▶ PROBLEM DETAILS: Retype all of the listing exactly, passing over any picture you find.
------------------------------------
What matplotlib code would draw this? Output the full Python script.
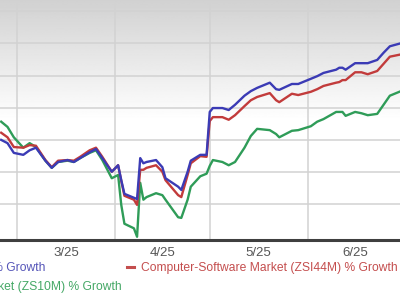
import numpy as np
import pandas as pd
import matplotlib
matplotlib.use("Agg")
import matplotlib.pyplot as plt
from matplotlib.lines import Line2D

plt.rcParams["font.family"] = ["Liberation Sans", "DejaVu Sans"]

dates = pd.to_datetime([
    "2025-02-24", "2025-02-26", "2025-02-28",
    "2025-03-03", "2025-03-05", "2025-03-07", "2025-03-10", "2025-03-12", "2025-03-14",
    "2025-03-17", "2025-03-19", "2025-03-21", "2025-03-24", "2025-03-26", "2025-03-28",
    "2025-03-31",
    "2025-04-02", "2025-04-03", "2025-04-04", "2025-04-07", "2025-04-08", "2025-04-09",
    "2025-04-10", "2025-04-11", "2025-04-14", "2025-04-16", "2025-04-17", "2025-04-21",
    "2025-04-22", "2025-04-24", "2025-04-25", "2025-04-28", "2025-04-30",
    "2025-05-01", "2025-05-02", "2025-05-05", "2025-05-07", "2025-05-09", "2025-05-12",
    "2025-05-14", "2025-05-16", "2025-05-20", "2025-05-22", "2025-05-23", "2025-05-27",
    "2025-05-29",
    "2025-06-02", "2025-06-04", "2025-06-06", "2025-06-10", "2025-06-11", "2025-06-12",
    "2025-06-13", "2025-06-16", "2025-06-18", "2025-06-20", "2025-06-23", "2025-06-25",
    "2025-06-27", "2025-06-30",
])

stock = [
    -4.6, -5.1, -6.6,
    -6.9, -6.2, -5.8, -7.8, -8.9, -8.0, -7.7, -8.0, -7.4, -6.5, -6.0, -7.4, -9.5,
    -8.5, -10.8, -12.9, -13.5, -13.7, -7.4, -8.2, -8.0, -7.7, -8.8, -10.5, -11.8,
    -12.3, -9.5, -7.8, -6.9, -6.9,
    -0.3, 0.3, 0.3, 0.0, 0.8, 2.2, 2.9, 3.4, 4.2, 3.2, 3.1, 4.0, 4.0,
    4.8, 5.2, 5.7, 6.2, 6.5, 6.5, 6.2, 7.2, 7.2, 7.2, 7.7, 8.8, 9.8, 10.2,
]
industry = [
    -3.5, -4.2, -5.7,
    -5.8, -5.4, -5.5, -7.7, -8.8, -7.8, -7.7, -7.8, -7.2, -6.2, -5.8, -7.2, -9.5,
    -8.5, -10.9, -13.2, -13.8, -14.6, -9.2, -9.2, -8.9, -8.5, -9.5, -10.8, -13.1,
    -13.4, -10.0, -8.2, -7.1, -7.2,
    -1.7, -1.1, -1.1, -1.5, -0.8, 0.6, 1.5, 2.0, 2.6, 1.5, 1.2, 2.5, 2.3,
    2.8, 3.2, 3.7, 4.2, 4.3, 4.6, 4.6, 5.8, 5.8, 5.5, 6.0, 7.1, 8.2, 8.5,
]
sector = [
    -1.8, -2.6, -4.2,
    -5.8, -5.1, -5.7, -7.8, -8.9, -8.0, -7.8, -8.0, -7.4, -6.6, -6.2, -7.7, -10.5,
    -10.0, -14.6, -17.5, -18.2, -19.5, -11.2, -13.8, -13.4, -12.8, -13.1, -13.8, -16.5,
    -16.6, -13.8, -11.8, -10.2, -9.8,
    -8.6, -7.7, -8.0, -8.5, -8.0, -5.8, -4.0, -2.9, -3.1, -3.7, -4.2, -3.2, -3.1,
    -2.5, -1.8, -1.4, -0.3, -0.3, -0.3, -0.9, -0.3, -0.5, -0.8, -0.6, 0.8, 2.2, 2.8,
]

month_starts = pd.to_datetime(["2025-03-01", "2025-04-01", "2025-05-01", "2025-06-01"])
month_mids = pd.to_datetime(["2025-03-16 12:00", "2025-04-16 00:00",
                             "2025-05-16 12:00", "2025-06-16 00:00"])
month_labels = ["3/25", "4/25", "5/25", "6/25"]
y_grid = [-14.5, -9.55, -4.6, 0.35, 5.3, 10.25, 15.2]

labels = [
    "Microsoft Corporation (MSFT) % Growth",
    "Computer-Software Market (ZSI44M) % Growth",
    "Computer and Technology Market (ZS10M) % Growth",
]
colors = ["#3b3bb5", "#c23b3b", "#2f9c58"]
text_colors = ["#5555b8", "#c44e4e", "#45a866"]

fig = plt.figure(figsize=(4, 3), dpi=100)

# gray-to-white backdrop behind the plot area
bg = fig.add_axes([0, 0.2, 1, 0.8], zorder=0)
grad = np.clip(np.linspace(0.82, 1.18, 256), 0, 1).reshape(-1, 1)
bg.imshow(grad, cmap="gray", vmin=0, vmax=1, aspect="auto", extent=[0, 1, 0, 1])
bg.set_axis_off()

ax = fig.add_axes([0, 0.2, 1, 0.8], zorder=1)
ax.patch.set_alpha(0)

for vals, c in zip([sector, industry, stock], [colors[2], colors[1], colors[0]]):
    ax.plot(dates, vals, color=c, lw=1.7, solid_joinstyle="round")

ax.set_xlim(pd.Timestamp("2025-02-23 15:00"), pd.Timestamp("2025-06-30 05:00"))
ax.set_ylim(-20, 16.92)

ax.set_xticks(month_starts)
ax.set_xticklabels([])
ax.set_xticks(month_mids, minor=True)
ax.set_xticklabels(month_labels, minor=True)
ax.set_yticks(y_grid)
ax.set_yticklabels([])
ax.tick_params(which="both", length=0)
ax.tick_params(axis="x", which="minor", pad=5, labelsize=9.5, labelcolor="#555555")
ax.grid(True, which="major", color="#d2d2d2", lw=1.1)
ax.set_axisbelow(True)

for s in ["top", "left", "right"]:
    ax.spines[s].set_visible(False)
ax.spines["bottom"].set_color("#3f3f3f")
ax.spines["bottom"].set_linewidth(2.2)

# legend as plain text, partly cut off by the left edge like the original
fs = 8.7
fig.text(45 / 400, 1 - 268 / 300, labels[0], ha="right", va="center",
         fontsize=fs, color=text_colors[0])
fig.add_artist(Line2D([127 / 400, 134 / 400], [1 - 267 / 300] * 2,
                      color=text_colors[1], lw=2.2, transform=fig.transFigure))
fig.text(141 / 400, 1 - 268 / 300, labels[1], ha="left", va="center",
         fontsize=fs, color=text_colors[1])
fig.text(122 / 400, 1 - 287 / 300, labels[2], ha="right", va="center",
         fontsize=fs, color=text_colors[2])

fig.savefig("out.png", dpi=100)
------------------------------------
▶ EXERCISE SOLUTION:
What matplotlib code would draw this? Output the full Python script.
import numpy as np
import pandas as pd
import matplotlib
matplotlib.use("Agg")
import matplotlib.pyplot as plt
from matplotlib.lines import Line2D

plt.rcParams["font.family"] = ["Liberation Sans", "DejaVu Sans"]

dates = pd.to_datetime([
    "2025-02-24", "2025-02-26", "2025-02-28",
    "2025-03-03", "2025-03-05", "2025-03-07", "2025-03-10", "2025-03-12", "2025-03-14",
    "2025-03-17", "2025-03-19", "2025-03-21", "2025-03-24", "2025-03-26", "2025-03-28",
    "2025-03-31",
    "2025-04-02", "2025-04-03", "2025-04-04", "2025-04-07", "2025-04-08", "2025-04-09",
    "2025-04-10", "2025-04-11", "2025-04-14", "2025-04-16", "2025-04-17", "2025-04-21",
    "2025-04-22", "2025-04-24", "2025-04-25", "2025-04-28", "2025-04-30",
    "2025-05-01", "2025-05-02", "2025-05-05", "2025-05-07", "2025-05-09", "2025-05-12",
    "2025-05-14", "2025-05-16", "2025-05-20", "2025-05-22", "2025-05-23", "2025-05-27",
    "2025-05-29",
    "2025-06-02", "2025-06-04", "2025-06-06", "2025-06-10", "2025-06-11", "2025-06-12",
    "2025-06-13", "2025-06-16", "2025-06-18", "2025-06-20", "2025-06-23", "2025-06-25",
    "2025-06-27", "2025-06-30",
])

stock = [
    -4.6, -5.1, -6.6,
    -6.9, -6.2, -5.8, -7.8, -8.9, -8.0, -7.7, -8.0, -7.4, -6.5, -6.0, -7.4, -9.5,
    -8.5, -10.8, -12.9, -13.5, -13.7, -7.4, -8.2, -8.0, -7.7, -8.8, -10.5, -11.8,
    -12.3, -9.5, -7.8, -6.9, -6.9,
    -0.3, 0.3, 0.3, 0.0, 0.8, 2.2, 2.9, 3.4, 4.2, 3.2, 3.1, 4.0, 4.0,
    4.8, 5.2, 5.7, 6.2, 6.5, 6.5, 6.2, 7.2, 7.2, 7.2, 7.7, 8.8, 9.8, 10.2,
]
industry = [
    -3.5, -4.2, -5.7,
    -5.8, -5.4, -5.5, -7.7, -8.8, -7.8, -7.7, -7.8, -7.2, -6.2, -5.8, -7.2, -9.5,
    -8.5, -10.9, -13.2, -13.8, -14.6, -9.2, -9.2, -8.9, -8.5, -9.5, -10.8, -13.1,
    -13.4, -10.0, -8.2, -7.1, -7.2,
    -1.7, -1.1, -1.1, -1.5, -0.8, 0.6, 1.5, 2.0, 2.6, 1.5, 1.2, 2.5, 2.3,
    2.8, 3.2, 3.7, 4.2, 4.3, 4.6, 4.6, 5.8, 5.8, 5.5, 6.0, 7.1, 8.2, 8.5,
]
sector = [
    -1.8, -2.6, -4.2,
    -5.8, -5.1, -5.7, -7.8, -8.9, -8.0, -7.8, -8.0, -7.4, -6.6, -6.2, -7.7, -10.5,
    -10.0, -14.6, -17.5, -18.2, -19.5, -11.2, -13.8, -13.4, -12.8, -13.1, -13.8, -16.5,
    -16.6, -13.8, -11.8, -10.2, -9.8,
    -8.6, -7.7, -8.0, -8.5, -8.0, -5.8, -4.0, -2.9, -3.1, -3.7, -4.2, -3.2, -3.1,
    -2.5, -1.8, -1.4, -0.3, -0.3, -0.3, -0.9, -0.3, -0.5, -0.8, -0.6, 0.8, 2.2, 2.8,
]

month_starts = pd.to_datetime(["2025-03-01", "2025-04-01", "2025-05-01", "2025-06-01"])
month_mids = pd.to_datetime(["2025-03-16 12:00", "2025-04-16 00:00",
                             "2025-05-16 12:00", "2025-06-16 00:00"])
month_labels = ["3/25", "4/25", "5/25", "6/25"]
y_grid = [-14.5, -9.55, -4.6, 0.35, 5.3, 10.25, 15.2]

labels = [
    "Microsoft Corporation (MSFT) % Growth",
    "Computer-Software Market (ZSI44M) % Growth",
    "Computer and Technology Market (ZS10M) % Growth",
]
colors = ["#3b3bb5", "#c23b3b", "#2f9c58"]
text_colors = ["#5555b8", "#c44e4e", "#45a866"]

fig = plt.figure(figsize=(4, 3), dpi=100)

# gray-to-white backdrop behind the plot area
bg = fig.add_axes([0, 0.2, 1, 0.8], zorder=0)
grad = np.clip(np.linspace(0.82, 1.18, 256), 0, 1).reshape(-1, 1)
bg.imshow(grad, cmap="gray", vmin=0, vmax=1, aspect="auto", extent=[0, 1, 0, 1])
bg.set_axis_off()

ax = fig.add_axes([0, 0.2, 1, 0.8], zorder=1)
ax.patch.set_alpha(0)

for vals, c in zip([sector, industry, stock], [colors[2], colors[1], colors[0]]):
    ax.plot(dates, vals, color=c, lw=1.7, solid_joinstyle="round")

ax.set_xlim(pd.Timestamp("2025-02-23 15:00"), pd.Timestamp("2025-06-30 05:00"))
ax.set_ylim(-20, 16.92)

ax.set_xticks(month_starts)
ax.set_xticklabels([])
ax.set_xticks(month_mids, minor=True)
ax.set_xticklabels(month_labels, minor=True)
ax.set_yticks(y_grid)
ax.set_yticklabels([])
ax.tick_params(which="both", length=0)
ax.tick_params(axis="x", which="minor", pad=5, labelsize=9.5, labelcolor="#555555")
ax.grid(True, which="major", color="#d2d2d2", lw=1.1)
ax.set_axisbelow(True)

for s in ["top", "left", "right"]:
    ax.spines[s].set_visible(False)
ax.spines["bottom"].set_color("#3f3f3f")
ax.spines["bottom"].set_linewidth(2.2)

# legend as plain text, partly cut off by the left edge like the original
fs = 8.7
fig.text(45 / 400, 1 - 268 / 300, labels[0], ha="right", va="center",
         fontsize=fs, color=text_colors[0])
fig.add_artist(Line2D([127 / 400, 134 / 400], [1 - 267 / 300] * 2,
                      color=text_colors[1], lw=2.2, transform=fig.transFigure))
fig.text(141 / 400, 1 - 268 / 300, labels[1], ha="left", va="center",
         fontsize=fs, color=text_colors[1])
fig.text(122 / 400, 1 - 287 / 300, labels[2], ha="right", va="center",
         fontsize=fs, color=text_colors[2])

fig.savefig("out.png", dpi=100)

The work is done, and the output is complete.